(Saved data entries)
[Begin]

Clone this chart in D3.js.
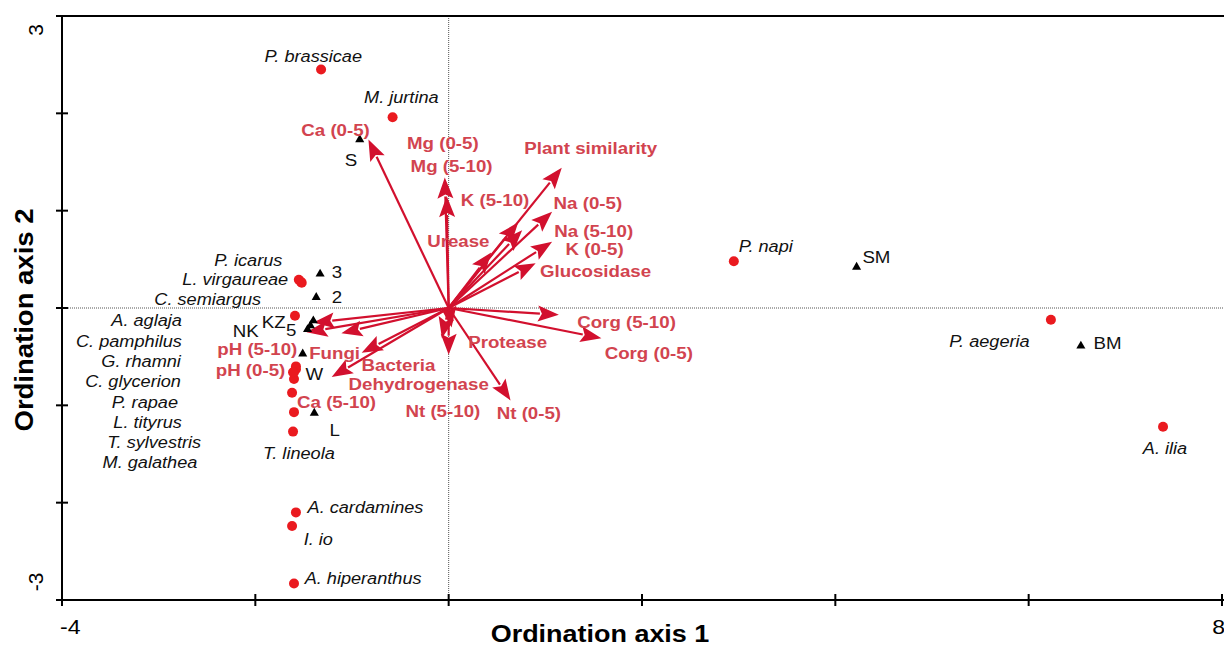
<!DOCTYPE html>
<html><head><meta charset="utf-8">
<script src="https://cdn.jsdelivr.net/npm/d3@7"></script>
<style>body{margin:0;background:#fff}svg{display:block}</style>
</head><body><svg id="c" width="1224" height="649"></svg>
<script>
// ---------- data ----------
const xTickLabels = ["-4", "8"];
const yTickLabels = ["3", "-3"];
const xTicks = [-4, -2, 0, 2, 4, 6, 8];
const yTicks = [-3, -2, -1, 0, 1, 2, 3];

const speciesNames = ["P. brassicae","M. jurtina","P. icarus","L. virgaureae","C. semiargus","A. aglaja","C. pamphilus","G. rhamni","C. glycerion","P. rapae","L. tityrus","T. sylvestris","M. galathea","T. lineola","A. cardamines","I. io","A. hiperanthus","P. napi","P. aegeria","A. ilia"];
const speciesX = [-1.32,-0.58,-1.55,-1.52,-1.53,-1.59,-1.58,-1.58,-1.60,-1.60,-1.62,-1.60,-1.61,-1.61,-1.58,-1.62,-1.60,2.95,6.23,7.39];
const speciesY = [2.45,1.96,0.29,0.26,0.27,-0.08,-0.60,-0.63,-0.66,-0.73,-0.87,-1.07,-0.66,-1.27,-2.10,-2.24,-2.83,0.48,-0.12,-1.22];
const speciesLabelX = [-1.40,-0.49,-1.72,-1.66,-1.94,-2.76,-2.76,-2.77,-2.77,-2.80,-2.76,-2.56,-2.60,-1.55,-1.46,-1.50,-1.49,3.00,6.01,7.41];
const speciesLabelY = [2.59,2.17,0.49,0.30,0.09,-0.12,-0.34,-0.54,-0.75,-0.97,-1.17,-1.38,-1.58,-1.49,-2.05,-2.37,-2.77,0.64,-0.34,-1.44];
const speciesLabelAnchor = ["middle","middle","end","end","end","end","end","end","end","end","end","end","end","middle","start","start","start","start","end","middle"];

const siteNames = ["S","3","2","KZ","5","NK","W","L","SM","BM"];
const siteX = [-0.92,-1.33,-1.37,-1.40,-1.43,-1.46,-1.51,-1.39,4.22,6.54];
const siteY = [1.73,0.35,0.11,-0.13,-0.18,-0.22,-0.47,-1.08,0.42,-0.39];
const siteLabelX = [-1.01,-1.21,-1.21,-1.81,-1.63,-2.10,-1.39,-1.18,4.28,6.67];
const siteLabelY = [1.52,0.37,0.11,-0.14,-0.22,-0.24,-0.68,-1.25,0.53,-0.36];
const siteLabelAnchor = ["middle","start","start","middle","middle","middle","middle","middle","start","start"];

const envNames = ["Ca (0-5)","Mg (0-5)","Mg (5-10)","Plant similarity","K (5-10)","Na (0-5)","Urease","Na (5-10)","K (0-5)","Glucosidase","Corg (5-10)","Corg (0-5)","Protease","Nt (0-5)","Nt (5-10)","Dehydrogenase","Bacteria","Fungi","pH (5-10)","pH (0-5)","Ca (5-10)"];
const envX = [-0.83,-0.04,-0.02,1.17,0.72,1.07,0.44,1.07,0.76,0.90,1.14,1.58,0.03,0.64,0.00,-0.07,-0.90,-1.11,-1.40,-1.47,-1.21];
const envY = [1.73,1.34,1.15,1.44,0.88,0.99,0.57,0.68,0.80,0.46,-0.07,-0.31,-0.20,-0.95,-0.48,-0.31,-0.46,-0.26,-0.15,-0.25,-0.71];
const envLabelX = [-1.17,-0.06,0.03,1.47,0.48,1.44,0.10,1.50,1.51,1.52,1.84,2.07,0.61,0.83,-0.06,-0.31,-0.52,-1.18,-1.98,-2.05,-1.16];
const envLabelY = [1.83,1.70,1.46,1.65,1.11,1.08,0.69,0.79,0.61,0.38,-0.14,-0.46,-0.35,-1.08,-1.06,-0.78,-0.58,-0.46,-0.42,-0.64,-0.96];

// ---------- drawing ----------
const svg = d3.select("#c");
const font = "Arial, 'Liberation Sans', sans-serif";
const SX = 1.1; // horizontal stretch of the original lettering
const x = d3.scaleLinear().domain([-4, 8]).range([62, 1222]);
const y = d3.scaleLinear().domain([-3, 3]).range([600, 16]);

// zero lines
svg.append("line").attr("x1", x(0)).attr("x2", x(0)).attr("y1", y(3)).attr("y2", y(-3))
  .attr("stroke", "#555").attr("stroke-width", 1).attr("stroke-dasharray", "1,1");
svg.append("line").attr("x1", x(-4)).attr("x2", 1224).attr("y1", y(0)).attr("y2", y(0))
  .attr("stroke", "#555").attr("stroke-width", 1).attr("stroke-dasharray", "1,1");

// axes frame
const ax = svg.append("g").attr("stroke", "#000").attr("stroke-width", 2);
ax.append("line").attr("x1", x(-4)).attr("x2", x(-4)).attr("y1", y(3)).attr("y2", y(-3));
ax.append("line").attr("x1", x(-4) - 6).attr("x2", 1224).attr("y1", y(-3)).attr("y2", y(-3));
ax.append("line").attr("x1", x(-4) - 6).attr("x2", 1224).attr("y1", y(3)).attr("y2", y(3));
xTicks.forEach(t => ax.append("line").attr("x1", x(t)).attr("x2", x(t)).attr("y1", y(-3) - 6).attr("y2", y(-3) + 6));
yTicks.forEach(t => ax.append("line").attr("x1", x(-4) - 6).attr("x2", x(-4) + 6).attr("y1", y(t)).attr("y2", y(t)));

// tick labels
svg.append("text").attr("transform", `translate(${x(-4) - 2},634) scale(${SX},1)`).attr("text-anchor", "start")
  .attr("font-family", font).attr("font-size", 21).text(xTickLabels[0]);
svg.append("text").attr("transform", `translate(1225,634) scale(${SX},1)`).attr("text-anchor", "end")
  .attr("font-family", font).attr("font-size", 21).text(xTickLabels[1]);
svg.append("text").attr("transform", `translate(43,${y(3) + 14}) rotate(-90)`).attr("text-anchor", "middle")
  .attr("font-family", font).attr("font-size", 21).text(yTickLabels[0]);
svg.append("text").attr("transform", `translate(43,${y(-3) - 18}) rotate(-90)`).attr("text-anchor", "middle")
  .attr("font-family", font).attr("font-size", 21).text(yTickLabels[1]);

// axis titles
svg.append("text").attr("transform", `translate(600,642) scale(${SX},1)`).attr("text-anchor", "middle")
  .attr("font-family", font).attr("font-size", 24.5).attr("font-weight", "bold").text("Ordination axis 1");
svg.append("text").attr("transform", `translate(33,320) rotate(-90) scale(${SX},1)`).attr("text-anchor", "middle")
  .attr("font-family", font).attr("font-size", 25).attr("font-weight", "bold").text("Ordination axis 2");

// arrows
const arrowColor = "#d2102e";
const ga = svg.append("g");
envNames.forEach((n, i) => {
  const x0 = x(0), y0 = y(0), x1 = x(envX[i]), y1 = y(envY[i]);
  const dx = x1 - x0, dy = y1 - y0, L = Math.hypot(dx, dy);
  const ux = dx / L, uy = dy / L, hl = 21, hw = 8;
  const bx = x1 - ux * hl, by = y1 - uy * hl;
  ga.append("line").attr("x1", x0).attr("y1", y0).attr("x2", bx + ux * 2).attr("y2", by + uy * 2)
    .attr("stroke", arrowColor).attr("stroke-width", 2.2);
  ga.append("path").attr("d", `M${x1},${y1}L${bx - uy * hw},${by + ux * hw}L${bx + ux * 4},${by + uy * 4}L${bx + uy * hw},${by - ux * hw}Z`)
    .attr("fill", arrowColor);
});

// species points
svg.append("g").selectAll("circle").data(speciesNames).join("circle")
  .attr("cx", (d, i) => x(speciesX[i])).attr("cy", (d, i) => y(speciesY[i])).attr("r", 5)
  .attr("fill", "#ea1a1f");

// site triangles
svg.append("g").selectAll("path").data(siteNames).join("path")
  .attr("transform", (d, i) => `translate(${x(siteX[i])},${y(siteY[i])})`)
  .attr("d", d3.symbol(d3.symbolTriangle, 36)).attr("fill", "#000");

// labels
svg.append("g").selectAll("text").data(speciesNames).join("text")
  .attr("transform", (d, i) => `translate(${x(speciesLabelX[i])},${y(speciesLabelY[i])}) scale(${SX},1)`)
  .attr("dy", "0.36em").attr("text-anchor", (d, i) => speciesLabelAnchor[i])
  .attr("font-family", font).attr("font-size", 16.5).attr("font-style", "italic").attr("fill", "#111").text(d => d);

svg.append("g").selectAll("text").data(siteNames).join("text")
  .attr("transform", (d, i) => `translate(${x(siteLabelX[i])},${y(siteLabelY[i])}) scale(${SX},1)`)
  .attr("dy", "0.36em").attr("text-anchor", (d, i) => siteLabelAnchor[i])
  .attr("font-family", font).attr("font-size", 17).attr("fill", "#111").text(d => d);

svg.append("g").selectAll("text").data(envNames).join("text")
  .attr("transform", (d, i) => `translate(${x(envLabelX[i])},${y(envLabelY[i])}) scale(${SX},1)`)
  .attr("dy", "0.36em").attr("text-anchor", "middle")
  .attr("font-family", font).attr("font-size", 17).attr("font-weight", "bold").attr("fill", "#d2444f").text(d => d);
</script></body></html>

[End]
[Begin]

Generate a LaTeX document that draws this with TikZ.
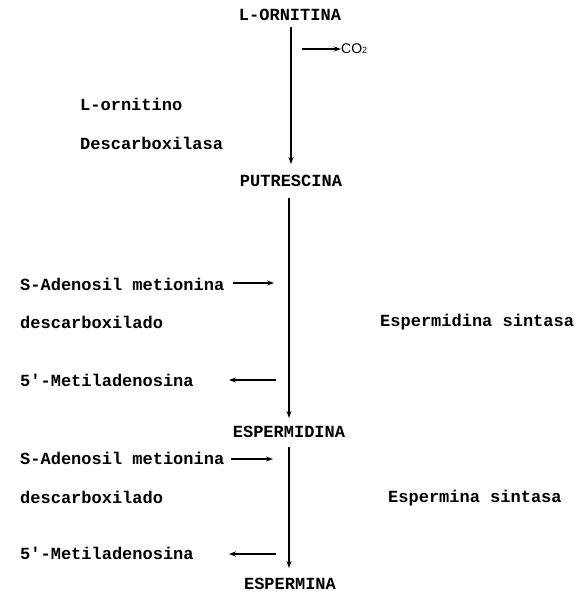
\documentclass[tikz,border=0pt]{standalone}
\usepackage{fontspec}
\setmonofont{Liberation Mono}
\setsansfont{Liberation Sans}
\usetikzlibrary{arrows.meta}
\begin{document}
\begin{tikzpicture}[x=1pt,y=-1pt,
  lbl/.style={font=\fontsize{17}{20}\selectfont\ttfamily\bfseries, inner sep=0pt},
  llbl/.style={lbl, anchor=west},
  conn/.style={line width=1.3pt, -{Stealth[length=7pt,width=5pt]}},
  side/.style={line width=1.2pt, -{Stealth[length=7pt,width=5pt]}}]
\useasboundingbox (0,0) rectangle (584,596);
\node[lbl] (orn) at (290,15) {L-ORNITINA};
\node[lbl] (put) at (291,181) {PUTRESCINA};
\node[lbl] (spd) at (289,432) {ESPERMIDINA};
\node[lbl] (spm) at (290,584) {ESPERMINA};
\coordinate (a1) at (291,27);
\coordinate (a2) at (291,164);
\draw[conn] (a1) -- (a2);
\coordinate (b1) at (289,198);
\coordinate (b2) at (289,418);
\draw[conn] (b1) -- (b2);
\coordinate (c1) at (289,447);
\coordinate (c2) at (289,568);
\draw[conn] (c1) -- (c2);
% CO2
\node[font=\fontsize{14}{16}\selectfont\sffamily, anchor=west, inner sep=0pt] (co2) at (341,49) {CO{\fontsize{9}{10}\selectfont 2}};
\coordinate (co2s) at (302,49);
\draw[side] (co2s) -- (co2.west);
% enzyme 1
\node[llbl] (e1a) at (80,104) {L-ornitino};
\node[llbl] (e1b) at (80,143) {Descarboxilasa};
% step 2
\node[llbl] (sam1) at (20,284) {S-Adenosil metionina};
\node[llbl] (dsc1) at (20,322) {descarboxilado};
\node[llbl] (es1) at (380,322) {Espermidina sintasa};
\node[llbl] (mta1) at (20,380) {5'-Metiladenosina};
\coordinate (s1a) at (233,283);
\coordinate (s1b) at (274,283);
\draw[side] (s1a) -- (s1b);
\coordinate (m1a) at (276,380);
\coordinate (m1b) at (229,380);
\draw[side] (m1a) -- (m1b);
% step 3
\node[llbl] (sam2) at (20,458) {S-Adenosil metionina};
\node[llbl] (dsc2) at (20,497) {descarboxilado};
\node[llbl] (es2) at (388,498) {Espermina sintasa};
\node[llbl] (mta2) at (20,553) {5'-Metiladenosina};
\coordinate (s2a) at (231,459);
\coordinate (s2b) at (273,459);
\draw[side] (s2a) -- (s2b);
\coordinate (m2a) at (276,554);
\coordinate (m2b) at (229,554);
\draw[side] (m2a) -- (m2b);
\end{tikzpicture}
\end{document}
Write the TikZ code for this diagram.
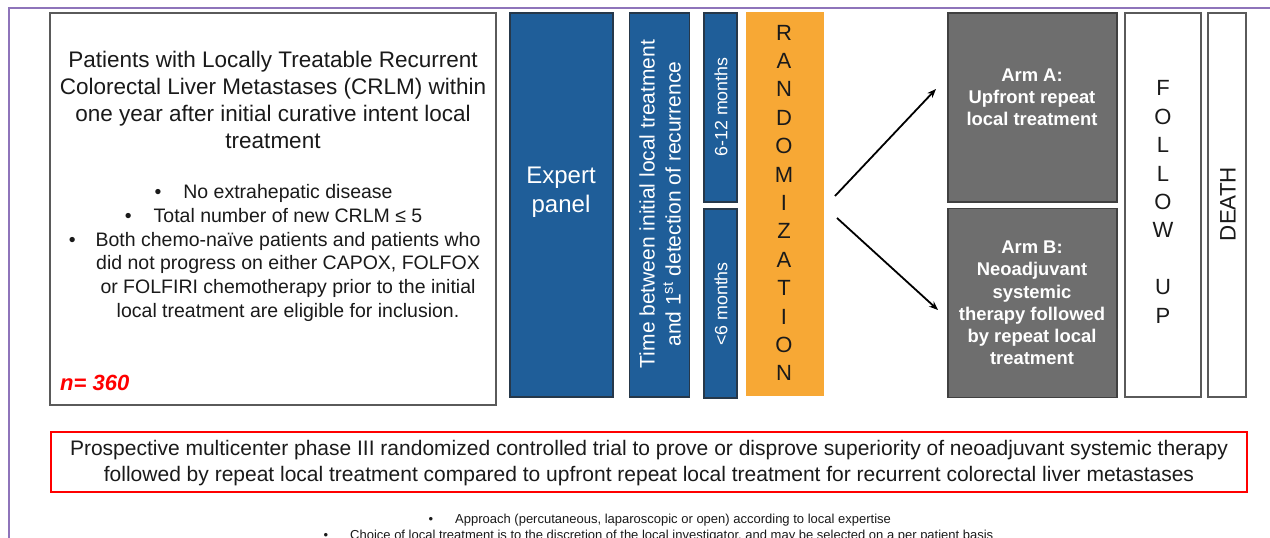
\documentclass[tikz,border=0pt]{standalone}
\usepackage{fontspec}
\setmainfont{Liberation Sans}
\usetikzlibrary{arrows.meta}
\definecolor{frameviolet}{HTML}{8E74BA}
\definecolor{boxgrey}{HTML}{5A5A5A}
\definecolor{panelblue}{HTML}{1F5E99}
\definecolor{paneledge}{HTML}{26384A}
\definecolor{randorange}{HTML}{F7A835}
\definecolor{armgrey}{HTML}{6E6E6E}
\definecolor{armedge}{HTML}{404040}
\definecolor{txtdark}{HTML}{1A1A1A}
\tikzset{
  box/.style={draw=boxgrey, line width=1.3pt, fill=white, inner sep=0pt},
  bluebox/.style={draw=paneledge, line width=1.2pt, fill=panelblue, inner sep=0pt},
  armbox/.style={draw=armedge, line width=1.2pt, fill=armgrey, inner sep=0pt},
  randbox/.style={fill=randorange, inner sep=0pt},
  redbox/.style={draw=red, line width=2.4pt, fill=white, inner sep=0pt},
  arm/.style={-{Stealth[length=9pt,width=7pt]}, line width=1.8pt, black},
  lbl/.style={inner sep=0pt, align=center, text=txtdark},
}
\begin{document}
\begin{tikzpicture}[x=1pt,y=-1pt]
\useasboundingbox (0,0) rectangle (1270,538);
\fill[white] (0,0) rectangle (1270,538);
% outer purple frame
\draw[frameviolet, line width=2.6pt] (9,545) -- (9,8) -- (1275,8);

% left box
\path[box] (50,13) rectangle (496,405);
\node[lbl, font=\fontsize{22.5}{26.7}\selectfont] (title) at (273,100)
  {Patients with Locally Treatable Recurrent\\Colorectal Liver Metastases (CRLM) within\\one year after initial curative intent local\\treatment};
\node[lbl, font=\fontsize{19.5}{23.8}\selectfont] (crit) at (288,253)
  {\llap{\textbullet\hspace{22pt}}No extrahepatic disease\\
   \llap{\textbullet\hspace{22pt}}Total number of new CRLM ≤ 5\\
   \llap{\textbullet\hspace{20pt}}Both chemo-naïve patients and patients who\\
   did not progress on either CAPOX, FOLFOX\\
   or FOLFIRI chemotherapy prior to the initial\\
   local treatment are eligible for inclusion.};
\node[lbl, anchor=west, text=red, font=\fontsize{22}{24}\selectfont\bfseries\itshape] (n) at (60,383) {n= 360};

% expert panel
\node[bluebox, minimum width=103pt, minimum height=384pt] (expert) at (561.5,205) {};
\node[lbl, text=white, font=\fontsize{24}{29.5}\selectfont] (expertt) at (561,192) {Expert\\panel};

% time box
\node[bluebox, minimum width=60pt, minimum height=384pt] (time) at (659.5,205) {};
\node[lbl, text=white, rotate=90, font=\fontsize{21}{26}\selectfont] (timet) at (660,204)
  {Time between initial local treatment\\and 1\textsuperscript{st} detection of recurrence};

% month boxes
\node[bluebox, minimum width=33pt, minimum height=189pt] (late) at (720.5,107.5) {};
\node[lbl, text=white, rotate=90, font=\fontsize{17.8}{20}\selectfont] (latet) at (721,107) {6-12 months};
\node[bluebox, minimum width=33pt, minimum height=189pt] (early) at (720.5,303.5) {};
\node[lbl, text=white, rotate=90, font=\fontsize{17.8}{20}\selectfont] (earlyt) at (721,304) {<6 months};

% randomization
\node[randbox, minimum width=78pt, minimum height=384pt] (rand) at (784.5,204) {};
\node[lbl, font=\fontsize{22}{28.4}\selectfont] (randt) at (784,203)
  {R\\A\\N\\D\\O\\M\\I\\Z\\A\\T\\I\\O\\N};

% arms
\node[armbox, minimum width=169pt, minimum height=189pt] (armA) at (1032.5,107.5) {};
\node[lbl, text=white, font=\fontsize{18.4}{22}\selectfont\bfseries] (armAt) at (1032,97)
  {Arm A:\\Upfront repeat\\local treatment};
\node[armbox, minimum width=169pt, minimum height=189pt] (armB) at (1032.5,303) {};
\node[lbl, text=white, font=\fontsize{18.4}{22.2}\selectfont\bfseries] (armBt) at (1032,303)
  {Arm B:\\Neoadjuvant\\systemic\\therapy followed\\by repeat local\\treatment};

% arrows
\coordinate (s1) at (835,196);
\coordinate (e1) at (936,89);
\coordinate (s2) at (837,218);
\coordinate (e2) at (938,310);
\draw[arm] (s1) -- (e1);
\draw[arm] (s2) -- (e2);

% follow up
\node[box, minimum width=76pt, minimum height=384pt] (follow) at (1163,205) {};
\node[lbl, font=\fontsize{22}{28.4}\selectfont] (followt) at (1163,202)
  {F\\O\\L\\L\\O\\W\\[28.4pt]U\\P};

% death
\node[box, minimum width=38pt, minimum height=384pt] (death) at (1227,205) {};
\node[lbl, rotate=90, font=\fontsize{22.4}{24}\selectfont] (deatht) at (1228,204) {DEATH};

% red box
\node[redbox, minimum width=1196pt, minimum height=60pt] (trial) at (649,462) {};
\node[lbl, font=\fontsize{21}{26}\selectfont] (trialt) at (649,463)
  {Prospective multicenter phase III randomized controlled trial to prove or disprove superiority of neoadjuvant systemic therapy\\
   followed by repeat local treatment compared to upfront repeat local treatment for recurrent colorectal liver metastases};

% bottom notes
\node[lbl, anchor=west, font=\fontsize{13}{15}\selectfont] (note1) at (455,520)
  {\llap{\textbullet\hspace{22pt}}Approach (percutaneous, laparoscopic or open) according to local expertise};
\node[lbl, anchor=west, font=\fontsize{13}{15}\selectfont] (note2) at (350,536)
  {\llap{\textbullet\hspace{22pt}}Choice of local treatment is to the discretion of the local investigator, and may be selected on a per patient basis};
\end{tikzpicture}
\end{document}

[End]

Given exercise: Only the lines between the line with "Write the TikZ code for this diagram." and the line with "(9,8) -- (1275,8);", inclusive, should be reproduced, exactly as written and without pictures.

Reply:
Write the TikZ code for this diagram.
\documentclass[tikz,border=0pt]{standalone}
\usepackage{fontspec}
\setmainfont{Liberation Sans}
\usetikzlibrary{arrows.meta}
\definecolor{frameviolet}{HTML}{8E74BA}
\definecolor{boxgrey}{HTML}{5A5A5A}
\definecolor{panelblue}{HTML}{1F5E99}
\definecolor{paneledge}{HTML}{26384A}
\definecolor{randorange}{HTML}{F7A835}
\definecolor{armgrey}{HTML}{6E6E6E}
\definecolor{armedge}{HTML}{404040}
\definecolor{txtdark}{HTML}{1A1A1A}
\tikzset{
  box/.style={draw=boxgrey, line width=1.3pt, fill=white, inner sep=0pt},
  bluebox/.style={draw=paneledge, line width=1.2pt, fill=panelblue, inner sep=0pt},
  armbox/.style={draw=armedge, line width=1.2pt, fill=armgrey, inner sep=0pt},
  randbox/.style={fill=randorange, inner sep=0pt},
  redbox/.style={draw=red, line width=2.4pt, fill=white, inner sep=0pt},
  arm/.style={-{Stealth[length=9pt,width=7pt]}, line width=1.8pt, black},
  lbl/.style={inner sep=0pt, align=center, text=txtdark},
}
\begin{document}
\begin{tikzpicture}[x=1pt,y=-1pt]
\useasboundingbox (0,0) rectangle (1270,538);
\fill[white] (0,0) rectangle (1270,538);
% outer purple frame
\draw[frameviolet, line width=2.6pt] (9,545) -- (9,8) -- (1275,8);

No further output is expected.